The Bern Physiologus, an illuminated copy of the Latin translation, preserved at the Burgerbibliothek, Bern, Switzerland, was probably produced at Reims about 825 CE. It is one of the oldest extant illustrated copies of the Physiologus, a didactic text written or compiled in Greek by an unknown author in Alexandria, between the second and fourth centuries.
"The Physiologus consists of descriptions of animals, birds, and fantastic creatures, sometimes stones and plants, provided with moral content. Each animal is described, and an anecdote follows, from which the moral and symbolic qualities of the animal are derived. Manuscripts are often, but not always, given illustrations, often lavish."
The book was translated into Latin in about 400, then into European and Middle-Eastern languages. Numerous illuminated manuscript copies survive. For over 1000 years the text —a predecessor to bestiaries — retained its influence in Europe over ideas of the "meaning" of animals. Medieval poetical literature is full of allusions that can be traced to the Physiologus tradition, and the text also exerted great influence on the symbolism of medieval ecclesiastical art: symbols like the phoenix rising from its ashes and the pelican feeding her young with her own blood remain well-known.

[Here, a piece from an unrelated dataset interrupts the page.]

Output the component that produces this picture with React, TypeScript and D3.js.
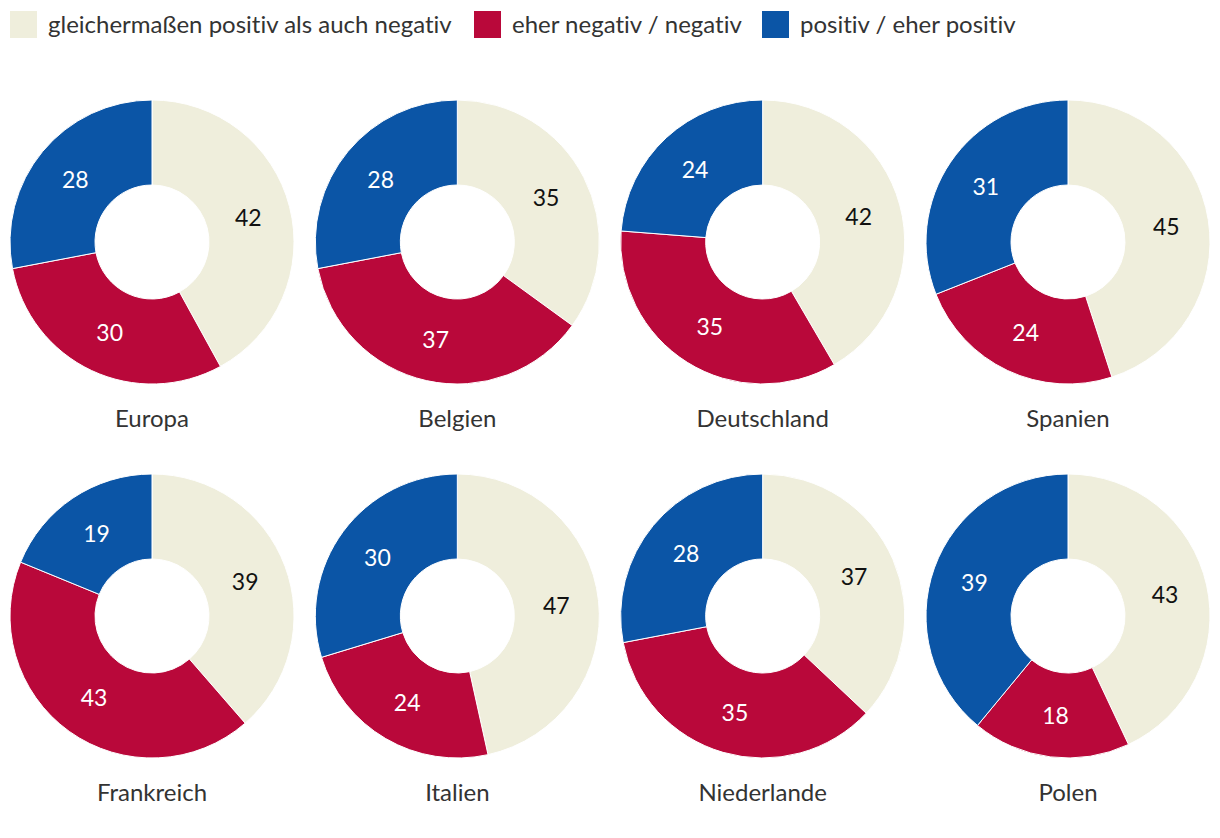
import React from "react";
import * as d3 from "d3";

const categories = ["gleichermaßen positiv als auch negativ", "eher negativ / negativ", "positiv / eher positiv"];
const colors = ["#efeedc", "#b9083a", "#0b55a6"];
const labelColors = ["#111111", "#ffffff", "#ffffff"];
const countries = ["Europa", "Belgien", "Deutschland", "Spanien", "Frankreich", "Italien", "Niederlande", "Polen"];
const neutral = [42, 35, 42, 45, 39, 47, 37, 43];
const negative = [30, 37, 35, 24, 43, 24, 35, 18];
const positive = [28, 28, 24, 31, 19, 30, 28, 39];

const W = 1220;
const H = 838;
const outerR = 142;
const innerR = 57;
const legendX = [10, 474, 762];

export default function App() {
  const pie = d3.pie<number>().sort(null).value((d) => d);
  const arc = d3.arc<d3.PieArcDatum<number>>().innerRadius(innerR).outerRadius(outerR);
  const xScale = d3.scaleLinear().domain([0, 3]).range([152, 1068]);
  const yScale = d3.scaleLinear().domain([0, 1]).range([242, 616]);
  const font = "Lato, 'Open Sans', sans-serif";

  return (
    <svg width={W} height={H} style={{ position: "absolute", left: 0, top: 0, fontVariantLigatures: "none" }} fontFamily={font}>
      <rect width={W} height={H} fill="#ffffff" />
      {categories.map((c, i) => (
        <g key={c} transform={`translate(${legendX[i]},11)`}>
          <rect width={27} height={27} fill={colors[i]} />
          <text x={38} y={22} fontSize={24} fill="#333333">{c}</text>
        </g>
      ))}
      {countries.map((name, k) => {
        const cx = xScale(k % 4);
        const cy = yScale(Math.floor(k / 4));
        const arcs = pie([neutral[k], negative[k], positive[k]]);
        return (
          <g key={name} transform={`translate(${cx},${cy})`}>
            {arcs.map((a, i) => (
              <path key={i} d={arc(a) || ""} fill={colors[i]} stroke="#ffffff" strokeWidth={1} />
            ))}
            {arcs.map((a, i) => {
              const [lx, ly] = arc.centroid(a);
              return (
                <text key={"l" + i} x={lx} y={ly} textAnchor="middle" dominantBaseline="central" fontSize={23} fill={labelColors[i]}>
                  {a.data}
                </text>
              );
            })}
            <text x={0} y={185} textAnchor="middle" fontSize={24} fill="#333333">{name}</text>
          </g>
        );
      })}
    </svg>
  );
}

"Epiphanius used Physiologus in his Panarion and from his time numerous further quotations and references to the Physiologus in the Greek and the Latin Church fathers show that it was one of the most generally known works of Christian Late Antiquity. Various translations and revisions were current in the Middle Ages. The earliest translation into Latin was followed by various recensions" (Wikipedia article on Physiologus, accessed 11-27-2008).